Using PHANGS-MUSE integral field spectroscopy, we perform a spectro-photometric decomposition to isolate the NSC in M 74 from its central host and map their stellar populations. The NSC is ancient (∼11 Gyr), metal-poor ([M/H] ∼ −0.55) and only mildly α-enhanced ([Mg/Fe] ∼ 0.07), contrasting with a central region of the host that is younger (~4–5 Gyr) and more metal-rich. Spatially resolved maps reveal a metal-rich central ~500 pc surrounding the NSC, with star formation largely confined to the surrounding disk and spiral arms. The SFHs indicate the NSC formed early and remained quiescent since, while the host center experienced more recent star formation, suggesting decoupled evolution between the NSC and its host.

Abstract

Nuclear star clusters (NSC) are dense and compact stellar systems, of sizes of few parsecs, located at galactic centers. Their properties and formation mechanisms seem to be tightly linked to the evolution of the host galaxy, with potentially different formation channels for late- and early-type galaxies (respectively, LTGs and ETGs).
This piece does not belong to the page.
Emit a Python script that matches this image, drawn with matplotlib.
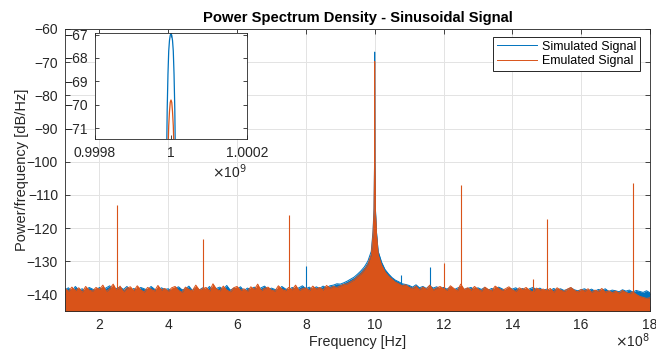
import numpy as np
import matplotlib
matplotlib.use("Agg")
import matplotlib.pyplot as plt

plt.rcParams['font.family'] = ['Liberation Sans', 'DejaVu Sans']

# noise floor (top of the band), read every 0.1e8 Hz from 1e8 to 18e8
freq_floor = np.round(np.arange(1.0, 18.05, 0.1), 1) * 1e8

emu_floor = [
    -138.2, -139.1, -137.8, -138.9, -138.0, -139.3, -137.6, -138.7, -139.0, -137.9,
    -138.5, -137.2, -139.1, -138.3, -136.9, -138.8, -137.5, -139.2, -138.1, -137.7,
    -138.9, -137.4, -138.6, -139.3, -137.9, -138.4, -139.0, -137.3, -138.7, -138.2,
    -139.1, -138.0, -137.6, -138.8, -139.4, -137.8, -138.5, -138.9, -137.2, -138.6,
    -138.3, -137.9, -139.0, -136.8, -138.4, -138.9, -137.5, -138.7, -139.2, -138.0,
    -137.6, -138.8, -138.3, -139.1, -137.7, -138.5, -136.9, -138.9, -138.2, -137.8,
    -138.7, -139.0, -137.4, -138.4, -138.9, -137.9, -138.6, -137.2, -138.8, -138.3,
    -138.0, -138.9, -137.5, -138.4, -137.9, -138.7, -137.3, -138.1, -137.6, -137.9,
    -137.4, -137.0, -136.8, -136.2, -135.6, -134.6, -133.8, -132.6, -131.0, -128.0,
    -110.0, -128.0, -131.2, -133.2, -134.5, -135.4, -136.3, -136.8, -137.4, -137.1,
    -137.9, -138.2, -137.5, -138.6, -137.8, -138.4, -137.2, -138.7, -138.1, -137.6,
    -138.3, -138.8, -137.4, -138.2, -138.9, -136.9, -138.5, -138.0, -138.7, -137.6,
    -138.4, -139.0, -137.8, -138.5, -138.9, -137.5, -138.2, -138.8, -138.3, -137.7,
    -138.6, -139.1, -138.0, -138.5, -137.9, -138.8, -139.2, -138.1, -138.6, -138.4,
    -138.9, -138.2, -139.3, -138.0, -138.7, -139.1, -138.4, -137.9, -138.8, -139.2,
    -138.5, -139.0, -138.3, -139.4, -138.7, -139.1, -138.2, -139.3, -138.9, -139.5,
    -139.0, -139.6, -138.8, -139.4, -139.8, -139.2, -140.0, -140.6, -140.9, -141.2,
    -141.0,
]

sim_floor = [
    -138.6, -138.0, -139.2, -137.6, -138.7, -138.3, -139.0, -137.9, -138.4, -138.8,
    -137.9, -138.6, -138.0, -137.4, -138.9, -138.2, -137.8, -138.5, -137.6, -138.9,
    -138.2, -138.8, -137.9, -138.3, -138.7, -137.6, -138.4, -138.9, -138.0, -138.5,
    -138.3, -138.9, -138.2, -137.7, -138.6, -138.4, -137.5, -138.8, -138.1, -138.7,
    -138.0, -138.6, -137.6, -138.9, -138.2, -137.8, -138.5, -137.3, -138.7, -138.2,
    -138.4, -137.7, -138.9, -138.1, -138.5, -137.8, -138.6, -138.0, -137.5, -138.6,
    -138.1, -138.5, -138.8, -137.6, -138.3, -138.7, -137.9, -138.4, -138.0, -137.4,
    -138.3, -137.8, -138.6, -137.7, -138.2, -137.5, -138.0, -137.4, -137.2, -136.8,
    -136.9, -136.5, -136.0, -135.4, -134.8, -133.9, -132.9, -131.7, -130.0, -127.0,
    -110.0, -127.0, -130.3, -132.5, -133.8, -134.9, -135.7, -136.2, -136.8, -137.0,
    -137.3, -137.8, -137.1, -138.0, -137.6, -138.2, -137.4, -138.1, -137.7, -138.3,
    -137.9, -138.4, -137.8, -138.6, -138.1, -137.7, -138.5, -138.2, -137.9, -138.6,
    -138.0, -138.5, -137.9, -138.7, -138.2, -138.6, -137.8, -138.3, -138.8, -138.1,
    -138.4, -138.0, -138.7, -138.2, -138.9, -138.3, -137.9, -138.6, -138.1, -138.8,
    -138.4, -138.9, -138.2, -138.7, -138.3, -138.8, -138.5, -138.0, -138.6, -138.9,
    -138.6, -138.3, -138.9, -138.4, -139.0, -138.5, -138.8, -138.3, -139.1, -138.7,
    -138.9, -139.2, -138.6, -139.0, -138.7, -139.3, -138.8, -139.1, -139.4, -138.9,
    -139.5,
]

# main tone at 1 GHz, offsets in Hz
core_offset = [-1e7, -5e6, -2e6, -5e5, -1.2e4, -1e4, -8e3, -6e3, -4e3, -2e3, 0,
               2e3, 4e3, 6e3, 8e3, 1e4, 1.2e4, 5e5, 2e6, 5e6, 1e7]
sim_core = [-127.0, -121.0, -114.0, -100.0, -72.8, -70.2, -68.7, -67.7, -67.25, -67.03, -66.95,
            -67.03, -67.25, -67.7, -68.7, -70.2, -72.8, -100.0, -114.0, -121.0, -127.0]
emu_core = [-128.0, -122.0, -115.0, -101.0, -75.0, -73.5, -72.0, -70.9, -70.3, -69.9, -69.8,
            -69.9, -70.3, -70.9, -72.0, -73.5, -75.0, -101.0, -115.0, -122.0, -128.0]

# spurs
emu_spur_f = [2.5e8, 5.0e8, 7.5e8, 12.0e8, 12.5e8, 14.6e8, 15.0e8, 17.5e8]
emu_spur_db = [-113.0, -123.2, -116.0, -130.4, -107.0, -135.5, -117.4, -106.5]
sim_spur_f = [8.0e8, 10.77e8, 11.6e8]
sim_spur_db = [-131.3, -134.0, -131.6]

BLUE = '#0072BD'
ORANGE = '#D95319'
AX_COL = '#262626'
GRID_COL = '#e3e3e3'


def build(floor, core):
    floor = np.asarray(floor)
    keep = np.abs(freq_floor - 1e9) > 1.5e7
    f = np.concatenate([freq_floor[keep], 1e9 + np.asarray(core_offset)])
    y = np.concatenate([floor[keep], np.asarray(core)])
    order = np.argsort(f)
    return f[order], y[order]


f_sim, y_sim = build(sim_floor, sim_core)
f_emu, y_emu = build(emu_floor, emu_core)

fig = plt.figure(figsize=(6.56, 3.52), dpi=100)
ax = fig.add_axes([65 / 656, 41 / 352, 585 / 656, 282 / 352])

ax.grid(True, color=GRID_COL, linewidth=0.7, zorder=0)
ax.set_axisbelow(True)

ax.fill_between(f_sim, -160, y_sim, color=BLUE, linewidth=0, zorder=1)
ax.plot(f_sim, y_sim, color=BLUE, linewidth=0.7, zorder=1, label='Simulated Signal')
ax.vlines(sim_spur_f, -160, sim_spur_db, color=BLUE, linewidth=0.8, zorder=1)

ax.fill_between(f_emu, -160, y_emu, color=ORANGE, linewidth=0, zorder=2)
ax.plot(f_emu, y_emu, color=ORANGE, linewidth=0.7, zorder=2, label='Emulated Signal')
ax.vlines(emu_spur_f, -160, emu_spur_db, color=ORANGE, linewidth=0.8, zorder=2)

ax.set_xlim(1e8, 18e8)
ax.set_ylim(-145, -60)
xt = np.arange(2, 19, 2)
ax.set_xticks(xt * 1e8)
ax.set_xticklabels([str(v) for v in xt])
ax.set_yticks(np.arange(-140, -59, 10))
ax.tick_params(direction='in', length=3.5, width=0.6, top=True, right=True,
               labelsize=10, colors=AX_COL, pad=5)
for s in ax.spines.values():
    s.set_color(AX_COL)
    s.set_linewidth(0.6)

ax.set_xlabel('Frequency [Hz]', fontsize=10.3, color=AX_COL, labelpad=2)
ax.set_ylabel('Power/frequency [dB/Hz]', fontsize=10.5, color=AX_COL, labelpad=-1.5)
ax.set_title('Power Spectrum Density - Sinusoidal Signal', fontsize=10.6,
             fontweight='bold', color='black', pad=5)
ax.text(1.0, -0.138, r'$\times$10$^8$', transform=ax.transAxes, ha='right', va='bottom',
        fontsize=10, color=AX_COL)

leg = ax.legend(loc='upper right', bbox_to_anchor=(0.983, 0.972), borderaxespad=0,
                fontsize=9, frameon=True, fancybox=False, framealpha=1,
                handlelength=3.2, handletextpad=0.4, labelspacing=0.2, borderpad=0.3)
leg.get_frame().set_edgecolor(AX_COL)
leg.get_frame().set_linewidth(0.7)

# inset zoom on the tone
ins = fig.add_axes([95 / 656, 213 / 352, 152 / 656, 106 / 352])
ins.plot(f_sim, y_sim, color=BLUE, linewidth=0.9)
ins.plot(f_emu, y_emu, color=ORANGE, linewidth=0.9)
ins.set_xlim(0.9998e9, 1.0002e9)
ins.set_ylim(-71.47, -66.93)
ins.set_xticks([0.9998e9, 1e9, 1.0002e9])
ins.set_xticklabels(['0.9998', '1', '1.0002'])
ins.set_yticks([-71, -70, -69, -68, -67])
ins.tick_params(direction='in', length=3, width=0.6, top=True, right=True,
                labelsize=10, colors=AX_COL, pad=5)
for s in ins.spines.values():
    s.set_color(AX_COL)
    s.set_linewidth(0.6)
ins.text(1.0, -0.4, r'$\times$10$^9$', transform=ins.transAxes, ha='right', va='bottom',
         fontsize=10, color=AX_COL)

fig.savefig('out.png', dpi=100)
While most observations target ETGs, here we focus on the NSC in M 74 (NGC 628), a relatively massive, gas-rich and star-forming spiral galaxy, part of the PHANGS survey. We analyzed the central arcmin of the PHANGS-MUSE mosaic, in which the NSC is not spatially resolved. We performed a two-dimensional spectro-photometric decomposition of the MUSE cube, employing a modified version of the C2D code, to disentangle the NSC from the host galaxy. Here we used three components: a bulge, a disk and a NSC approximated to the point spread function (PSF), obtaining three data cubes, one for each component. This allowed us to extract separately the age, metallicity and [Mg/Fe] abundance for the NSC and the host galaxy. Our results show a very old and metal-poor NSC, in contrast to the surrounding regions. While similar properties were found in NSCs hosted by galaxies of different masses and/or morphological types from M 74, they are somewhat unexpected for a relatively massive star-forming spiral galaxy. The spatially resolved stellar populations of the host galaxy display much younger (light-weighted) ages and higher metallicities, especially in the central region (${\sim}500$ pc) surrounding the NSC. This suggests that this NSC formed a long time ago, and evolved passively until today, without any further growth. Our results show that the NSC was not involved in the active recent star-formation history of its host galaxy.

Figures (8)

• Figure 1: White image obtained from the cropped MUSE data cube of the central arcmin, combining the light in the full MUSE wavelength range.
• Figure 2: From left to right: full kinematic-corrected data cube (given to C2D as an input), NSC, bulge and disk, the three of them resulting from the C2D spectrophotometric decomposition. Masked regions are plotted in black.
• Figure 3: Light ratio of each component over the total light of the galaxy, delivered by C2D. From left to right: NSC fitted as a PSF, bulge and disk. The NSC dominates the light in the central spaxels within one PSF FWHM. Masked regions are plotted in white.
• Figure 4: Spectra obtained by integrating, within an aperture of $1\sigma$ of the PSF, the prepared ( original) data cube before the spectrophotometric decomposition ( blue solid), the NSC data cube ( red dashed), and the host-galaxy data cube ( green dashed).
• Figure 5: Stellar population maps of the host-galaxy component of M 74, after subtracting the NSC. From top to bottom: light-weighted mean age, total metallicity [M/H] and [Mg/Fe] abundance. Masked regions are depicted in white and isophotal contours in black. The physical scale is given as a reference in the top $X$ axis.